- _DATA EXTRACT_:
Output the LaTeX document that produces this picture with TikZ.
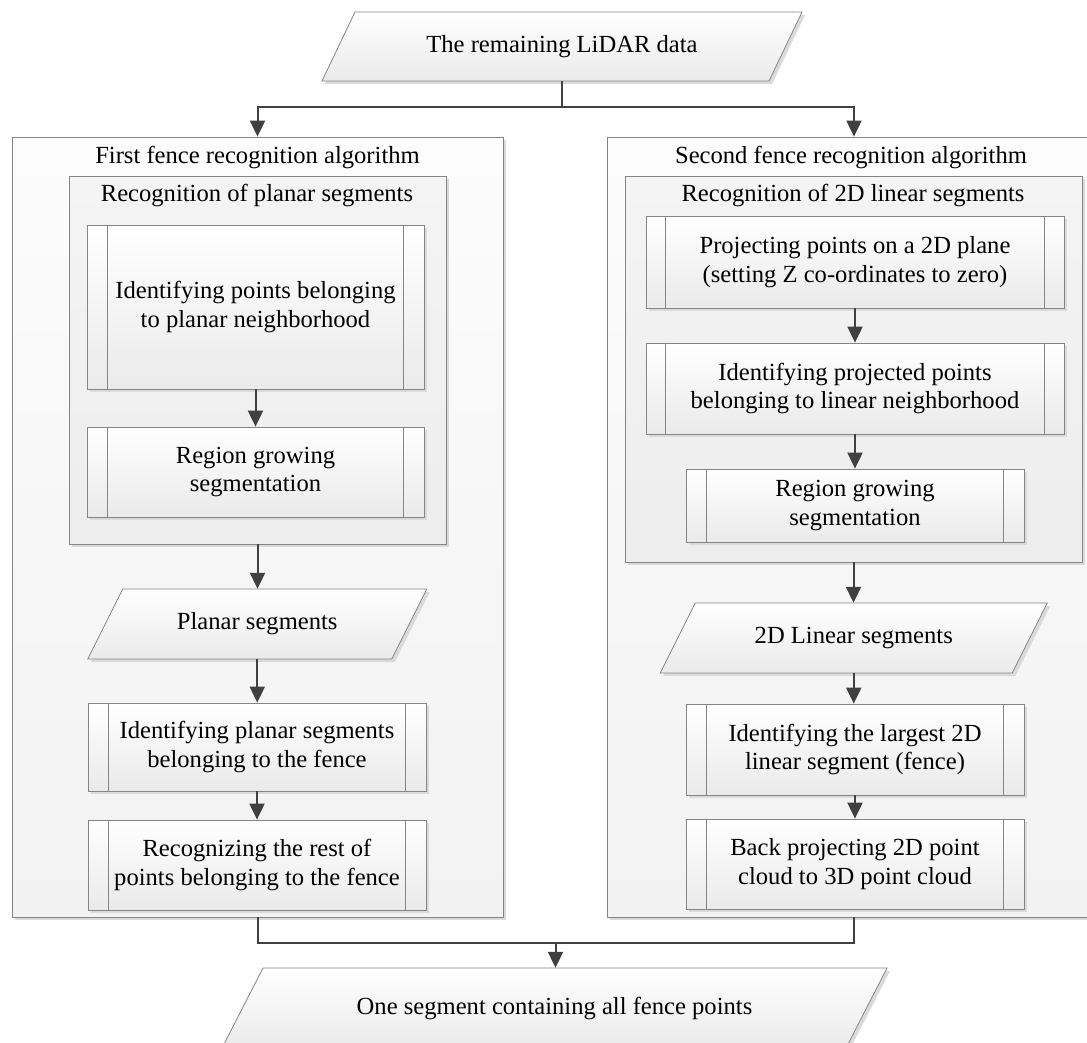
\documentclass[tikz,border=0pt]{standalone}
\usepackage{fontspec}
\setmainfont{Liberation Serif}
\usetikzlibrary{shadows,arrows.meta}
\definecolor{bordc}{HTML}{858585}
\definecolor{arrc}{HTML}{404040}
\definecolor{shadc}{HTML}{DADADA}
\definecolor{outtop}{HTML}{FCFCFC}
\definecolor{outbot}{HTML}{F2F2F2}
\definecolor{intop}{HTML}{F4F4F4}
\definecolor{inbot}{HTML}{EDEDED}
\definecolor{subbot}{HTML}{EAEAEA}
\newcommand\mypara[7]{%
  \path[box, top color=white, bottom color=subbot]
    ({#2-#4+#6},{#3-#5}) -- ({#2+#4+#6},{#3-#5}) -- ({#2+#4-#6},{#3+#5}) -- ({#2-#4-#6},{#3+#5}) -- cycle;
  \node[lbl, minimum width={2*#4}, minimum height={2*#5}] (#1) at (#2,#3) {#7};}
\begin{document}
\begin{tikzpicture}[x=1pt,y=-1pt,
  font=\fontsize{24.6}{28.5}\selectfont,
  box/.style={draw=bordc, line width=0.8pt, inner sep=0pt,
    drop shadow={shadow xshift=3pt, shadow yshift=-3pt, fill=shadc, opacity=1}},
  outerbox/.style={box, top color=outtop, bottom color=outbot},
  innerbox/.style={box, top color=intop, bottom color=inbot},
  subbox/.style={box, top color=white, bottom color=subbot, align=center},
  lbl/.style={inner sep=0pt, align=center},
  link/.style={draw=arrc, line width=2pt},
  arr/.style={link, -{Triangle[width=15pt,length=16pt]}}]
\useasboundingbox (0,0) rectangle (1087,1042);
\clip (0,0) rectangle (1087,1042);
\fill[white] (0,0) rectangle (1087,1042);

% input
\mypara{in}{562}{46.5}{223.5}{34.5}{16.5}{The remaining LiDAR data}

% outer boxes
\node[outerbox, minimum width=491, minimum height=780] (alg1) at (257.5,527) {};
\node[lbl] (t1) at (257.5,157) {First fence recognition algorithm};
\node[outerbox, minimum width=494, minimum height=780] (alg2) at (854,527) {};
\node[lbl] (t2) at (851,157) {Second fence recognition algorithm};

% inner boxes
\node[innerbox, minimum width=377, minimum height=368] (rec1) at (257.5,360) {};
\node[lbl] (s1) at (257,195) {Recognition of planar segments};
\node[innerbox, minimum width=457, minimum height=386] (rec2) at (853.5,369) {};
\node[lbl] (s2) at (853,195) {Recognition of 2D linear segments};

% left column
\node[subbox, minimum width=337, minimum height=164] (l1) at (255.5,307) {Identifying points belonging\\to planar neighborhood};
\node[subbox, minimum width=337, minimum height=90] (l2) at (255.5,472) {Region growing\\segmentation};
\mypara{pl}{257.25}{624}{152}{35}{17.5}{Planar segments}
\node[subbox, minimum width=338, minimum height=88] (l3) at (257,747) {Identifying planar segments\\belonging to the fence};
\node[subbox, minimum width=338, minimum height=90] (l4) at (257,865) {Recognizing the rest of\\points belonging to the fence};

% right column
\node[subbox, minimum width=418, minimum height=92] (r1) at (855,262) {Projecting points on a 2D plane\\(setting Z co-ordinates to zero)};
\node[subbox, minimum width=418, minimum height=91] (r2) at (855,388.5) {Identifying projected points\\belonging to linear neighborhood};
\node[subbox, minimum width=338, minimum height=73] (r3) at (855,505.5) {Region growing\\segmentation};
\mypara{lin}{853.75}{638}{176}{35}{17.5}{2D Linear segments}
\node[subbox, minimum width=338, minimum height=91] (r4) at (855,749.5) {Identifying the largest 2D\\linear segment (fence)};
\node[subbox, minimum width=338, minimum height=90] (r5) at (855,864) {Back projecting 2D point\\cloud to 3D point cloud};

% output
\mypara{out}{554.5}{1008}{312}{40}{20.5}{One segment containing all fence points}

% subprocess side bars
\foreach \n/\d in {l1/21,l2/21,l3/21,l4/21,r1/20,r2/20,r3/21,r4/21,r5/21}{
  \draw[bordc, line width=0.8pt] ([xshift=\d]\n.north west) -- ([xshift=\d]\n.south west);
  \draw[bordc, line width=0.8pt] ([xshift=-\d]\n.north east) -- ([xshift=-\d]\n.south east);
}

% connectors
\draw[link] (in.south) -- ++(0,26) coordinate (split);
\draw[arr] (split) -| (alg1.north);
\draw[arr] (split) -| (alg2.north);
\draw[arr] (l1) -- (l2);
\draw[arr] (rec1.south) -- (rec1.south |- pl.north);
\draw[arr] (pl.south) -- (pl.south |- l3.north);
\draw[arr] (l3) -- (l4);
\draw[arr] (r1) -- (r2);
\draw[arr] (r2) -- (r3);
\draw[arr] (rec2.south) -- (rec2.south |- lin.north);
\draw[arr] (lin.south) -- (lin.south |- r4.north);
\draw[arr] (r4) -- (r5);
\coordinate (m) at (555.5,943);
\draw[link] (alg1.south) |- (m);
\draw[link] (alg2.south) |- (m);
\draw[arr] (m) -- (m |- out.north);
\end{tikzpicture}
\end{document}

- _TASK OBJECTIVE_: Begin at the first line of the data above and repeat each line exactly, stopping after the line containing "(s2) at (853,195)". Omit the pictures.

- _EXPECTED ANSWER_:
Output the LaTeX document that produces this picture with TikZ.
\documentclass[tikz,border=0pt]{standalone}
\usepackage{fontspec}
\setmainfont{Liberation Serif}
\usetikzlibrary{shadows,arrows.meta}
\definecolor{bordc}{HTML}{858585}
\definecolor{arrc}{HTML}{404040}
\definecolor{shadc}{HTML}{DADADA}
\definecolor{outtop}{HTML}{FCFCFC}
\definecolor{outbot}{HTML}{F2F2F2}
\definecolor{intop}{HTML}{F4F4F4}
\definecolor{inbot}{HTML}{EDEDED}
\definecolor{subbot}{HTML}{EAEAEA}
\newcommand\mypara[7]{%
  \path[box, top color=white, bottom color=subbot]
    ({#2-#4+#6},{#3-#5}) -- ({#2+#4+#6},{#3-#5}) -- ({#2+#4-#6},{#3+#5}) -- ({#2-#4-#6},{#3+#5}) -- cycle;
  \node[lbl, minimum width={2*#4}, minimum height={2*#5}] (#1) at (#2,#3) {#7};}
\begin{document}
\begin{tikzpicture}[x=1pt,y=-1pt,
  font=\fontsize{24.6}{28.5}\selectfont,
  box/.style={draw=bordc, line width=0.8pt, inner sep=0pt,
    drop shadow={shadow xshift=3pt, shadow yshift=-3pt, fill=shadc, opacity=1}},
  outerbox/.style={box, top color=outtop, bottom color=outbot},
  innerbox/.style={box, top color=intop, bottom color=inbot},
  subbox/.style={box, top color=white, bottom color=subbot, align=center},
  lbl/.style={inner sep=0pt, align=center},
  link/.style={draw=arrc, line width=2pt},
  arr/.style={link, -{Triangle[width=15pt,length=16pt]}}]
\useasboundingbox (0,0) rectangle (1087,1042);
\clip (0,0) rectangle (1087,1042);
\fill[white] (0,0) rectangle (1087,1042);

% input
\mypara{in}{562}{46.5}{223.5}{34.5}{16.5}{The remaining LiDAR data}

% outer boxes
\node[outerbox, minimum width=491, minimum height=780] (alg1) at (257.5,527) {};
\node[lbl] (t1) at (257.5,157) {First fence recognition algorithm};
\node[outerbox, minimum width=494, minimum height=780] (alg2) at (854,527) {};
\node[lbl] (t2) at (851,157) {Second fence recognition algorithm};

% inner boxes
\node[innerbox, minimum width=377, minimum height=368] (rec1) at (257.5,360) {};
\node[lbl] (s1) at (257,195) {Recognition of planar segments};
\node[innerbox, minimum width=457, minimum height=386] (rec2) at (853.5,369) {};
\node[lbl] (s2) at (853,195) {Recognition of 2D linear segments};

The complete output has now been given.